» Data provided
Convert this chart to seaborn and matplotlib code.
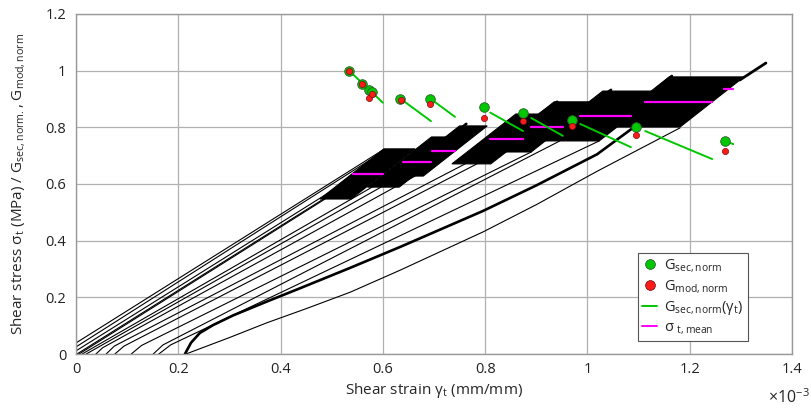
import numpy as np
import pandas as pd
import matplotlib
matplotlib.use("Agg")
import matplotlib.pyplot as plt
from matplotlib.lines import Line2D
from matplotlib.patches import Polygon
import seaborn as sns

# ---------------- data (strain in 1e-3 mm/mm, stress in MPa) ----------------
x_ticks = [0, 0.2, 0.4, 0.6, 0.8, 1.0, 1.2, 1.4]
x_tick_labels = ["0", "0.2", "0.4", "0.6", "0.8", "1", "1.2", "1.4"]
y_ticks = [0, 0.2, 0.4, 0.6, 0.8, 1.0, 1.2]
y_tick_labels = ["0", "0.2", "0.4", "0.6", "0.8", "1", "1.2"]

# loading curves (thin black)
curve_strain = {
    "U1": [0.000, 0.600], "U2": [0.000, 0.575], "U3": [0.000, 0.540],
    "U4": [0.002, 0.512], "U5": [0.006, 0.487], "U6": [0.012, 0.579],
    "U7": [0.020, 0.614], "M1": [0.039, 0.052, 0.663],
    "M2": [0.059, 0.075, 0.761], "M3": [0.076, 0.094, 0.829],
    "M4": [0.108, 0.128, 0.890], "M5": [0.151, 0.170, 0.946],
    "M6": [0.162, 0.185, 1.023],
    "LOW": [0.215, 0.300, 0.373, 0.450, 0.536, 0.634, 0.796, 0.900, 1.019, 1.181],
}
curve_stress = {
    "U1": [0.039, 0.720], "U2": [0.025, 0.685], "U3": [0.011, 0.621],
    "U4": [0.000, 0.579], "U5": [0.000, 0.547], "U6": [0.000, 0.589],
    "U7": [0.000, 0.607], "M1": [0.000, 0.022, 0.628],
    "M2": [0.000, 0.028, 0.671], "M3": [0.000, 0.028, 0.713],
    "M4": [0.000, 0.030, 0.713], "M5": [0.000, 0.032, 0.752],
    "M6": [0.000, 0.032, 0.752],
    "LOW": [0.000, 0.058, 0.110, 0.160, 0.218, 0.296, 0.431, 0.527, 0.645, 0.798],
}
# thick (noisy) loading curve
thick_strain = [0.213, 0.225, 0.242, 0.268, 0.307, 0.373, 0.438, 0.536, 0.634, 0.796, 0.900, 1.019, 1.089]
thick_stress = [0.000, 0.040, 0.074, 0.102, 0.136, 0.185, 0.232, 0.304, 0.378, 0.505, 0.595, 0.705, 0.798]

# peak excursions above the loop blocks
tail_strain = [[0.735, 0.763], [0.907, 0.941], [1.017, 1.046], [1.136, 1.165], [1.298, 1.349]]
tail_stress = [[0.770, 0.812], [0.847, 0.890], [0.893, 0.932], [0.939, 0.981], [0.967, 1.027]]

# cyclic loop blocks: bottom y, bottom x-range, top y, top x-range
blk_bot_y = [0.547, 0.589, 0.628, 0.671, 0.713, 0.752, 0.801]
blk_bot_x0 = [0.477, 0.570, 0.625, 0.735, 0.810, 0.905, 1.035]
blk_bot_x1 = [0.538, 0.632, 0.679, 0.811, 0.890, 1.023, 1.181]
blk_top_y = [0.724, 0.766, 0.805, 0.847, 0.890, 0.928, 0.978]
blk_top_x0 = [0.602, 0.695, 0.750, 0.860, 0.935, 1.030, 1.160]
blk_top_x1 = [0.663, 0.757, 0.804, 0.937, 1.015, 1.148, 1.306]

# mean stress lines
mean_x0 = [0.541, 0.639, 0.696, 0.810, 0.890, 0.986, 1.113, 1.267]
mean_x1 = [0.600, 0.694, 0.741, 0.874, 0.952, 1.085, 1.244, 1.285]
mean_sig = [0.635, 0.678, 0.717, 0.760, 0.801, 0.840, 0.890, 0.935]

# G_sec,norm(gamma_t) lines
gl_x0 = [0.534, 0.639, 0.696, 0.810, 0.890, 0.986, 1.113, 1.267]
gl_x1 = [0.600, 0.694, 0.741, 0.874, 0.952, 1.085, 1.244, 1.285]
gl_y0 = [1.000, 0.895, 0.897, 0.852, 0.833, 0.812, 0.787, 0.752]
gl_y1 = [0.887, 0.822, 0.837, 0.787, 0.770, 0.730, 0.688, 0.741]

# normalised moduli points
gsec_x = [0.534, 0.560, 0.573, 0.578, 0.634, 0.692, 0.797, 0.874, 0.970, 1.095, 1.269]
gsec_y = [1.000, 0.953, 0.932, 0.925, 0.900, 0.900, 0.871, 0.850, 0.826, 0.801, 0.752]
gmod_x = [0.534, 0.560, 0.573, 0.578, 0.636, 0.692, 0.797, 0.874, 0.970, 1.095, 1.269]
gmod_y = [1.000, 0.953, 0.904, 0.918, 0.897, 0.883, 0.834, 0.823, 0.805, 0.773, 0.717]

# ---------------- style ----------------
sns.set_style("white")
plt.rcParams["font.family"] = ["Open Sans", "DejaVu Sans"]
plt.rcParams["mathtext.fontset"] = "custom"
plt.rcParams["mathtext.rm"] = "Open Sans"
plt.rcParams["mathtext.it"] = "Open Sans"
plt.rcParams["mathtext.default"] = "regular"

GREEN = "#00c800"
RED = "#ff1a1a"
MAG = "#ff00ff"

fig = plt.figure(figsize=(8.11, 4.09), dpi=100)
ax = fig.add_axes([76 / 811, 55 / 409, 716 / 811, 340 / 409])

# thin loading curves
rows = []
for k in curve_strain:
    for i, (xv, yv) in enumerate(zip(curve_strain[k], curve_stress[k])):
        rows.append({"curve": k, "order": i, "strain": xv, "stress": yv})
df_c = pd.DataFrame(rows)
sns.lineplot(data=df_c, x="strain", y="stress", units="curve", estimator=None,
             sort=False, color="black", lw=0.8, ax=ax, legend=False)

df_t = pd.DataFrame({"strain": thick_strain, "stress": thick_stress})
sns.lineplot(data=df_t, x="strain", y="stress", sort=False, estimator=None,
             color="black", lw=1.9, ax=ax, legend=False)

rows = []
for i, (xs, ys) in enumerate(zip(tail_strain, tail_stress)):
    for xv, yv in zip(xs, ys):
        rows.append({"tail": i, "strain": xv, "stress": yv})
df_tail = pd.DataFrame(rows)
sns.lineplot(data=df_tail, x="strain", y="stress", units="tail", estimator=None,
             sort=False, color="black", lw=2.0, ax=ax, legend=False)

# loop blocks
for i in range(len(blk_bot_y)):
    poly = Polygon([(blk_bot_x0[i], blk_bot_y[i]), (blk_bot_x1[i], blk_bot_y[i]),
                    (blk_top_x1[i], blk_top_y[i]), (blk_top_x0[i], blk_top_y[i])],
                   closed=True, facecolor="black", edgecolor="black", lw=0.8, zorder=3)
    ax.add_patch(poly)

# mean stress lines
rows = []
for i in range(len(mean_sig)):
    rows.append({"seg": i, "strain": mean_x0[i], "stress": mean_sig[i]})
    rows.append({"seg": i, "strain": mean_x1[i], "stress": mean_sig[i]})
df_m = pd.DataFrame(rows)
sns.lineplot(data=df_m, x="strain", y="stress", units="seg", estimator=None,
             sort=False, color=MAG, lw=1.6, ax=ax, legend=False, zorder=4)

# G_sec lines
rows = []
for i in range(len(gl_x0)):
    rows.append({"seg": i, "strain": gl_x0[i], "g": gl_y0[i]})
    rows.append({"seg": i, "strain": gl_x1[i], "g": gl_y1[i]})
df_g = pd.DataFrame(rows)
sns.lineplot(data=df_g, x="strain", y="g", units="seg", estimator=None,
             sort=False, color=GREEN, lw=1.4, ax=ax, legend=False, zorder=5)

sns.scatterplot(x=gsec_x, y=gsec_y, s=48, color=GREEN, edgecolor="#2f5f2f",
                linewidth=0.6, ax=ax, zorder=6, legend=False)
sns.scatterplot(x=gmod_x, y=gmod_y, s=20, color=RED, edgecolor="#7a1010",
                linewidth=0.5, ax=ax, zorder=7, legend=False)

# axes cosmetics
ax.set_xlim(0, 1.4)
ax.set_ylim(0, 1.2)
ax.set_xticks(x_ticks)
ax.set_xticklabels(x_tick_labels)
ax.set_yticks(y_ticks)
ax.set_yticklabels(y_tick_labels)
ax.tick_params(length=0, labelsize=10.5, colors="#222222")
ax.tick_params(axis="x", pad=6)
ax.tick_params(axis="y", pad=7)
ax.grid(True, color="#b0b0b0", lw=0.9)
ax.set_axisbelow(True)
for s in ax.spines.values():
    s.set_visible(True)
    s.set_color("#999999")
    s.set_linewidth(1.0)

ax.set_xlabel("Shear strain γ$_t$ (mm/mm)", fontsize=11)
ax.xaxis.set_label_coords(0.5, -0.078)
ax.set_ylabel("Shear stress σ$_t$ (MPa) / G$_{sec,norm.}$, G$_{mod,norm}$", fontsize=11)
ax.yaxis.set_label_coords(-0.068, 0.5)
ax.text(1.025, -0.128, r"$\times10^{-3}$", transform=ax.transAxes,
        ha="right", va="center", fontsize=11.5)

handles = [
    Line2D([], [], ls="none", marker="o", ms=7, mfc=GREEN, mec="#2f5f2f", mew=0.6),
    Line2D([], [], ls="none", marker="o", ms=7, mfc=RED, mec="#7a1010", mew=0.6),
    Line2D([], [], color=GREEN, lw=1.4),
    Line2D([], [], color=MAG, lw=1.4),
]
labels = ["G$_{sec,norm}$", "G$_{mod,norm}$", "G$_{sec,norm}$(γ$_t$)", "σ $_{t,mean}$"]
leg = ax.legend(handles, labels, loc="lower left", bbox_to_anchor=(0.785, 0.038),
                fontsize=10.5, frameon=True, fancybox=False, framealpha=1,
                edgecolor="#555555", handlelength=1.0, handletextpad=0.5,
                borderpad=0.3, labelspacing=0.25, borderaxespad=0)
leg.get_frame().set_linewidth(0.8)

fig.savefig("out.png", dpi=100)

» What needs to be done
Repeat, exactly and in full, each line from the start of the data to the line that contains "import seaborn as sns". Pictures do not go in.

» Finished exercise
Convert this chart to seaborn and matplotlib code.
import numpy as np
import pandas as pd
import matplotlib
matplotlib.use("Agg")
import matplotlib.pyplot as plt
from matplotlib.lines import Line2D
from matplotlib.patches import Polygon
import seaborn as sns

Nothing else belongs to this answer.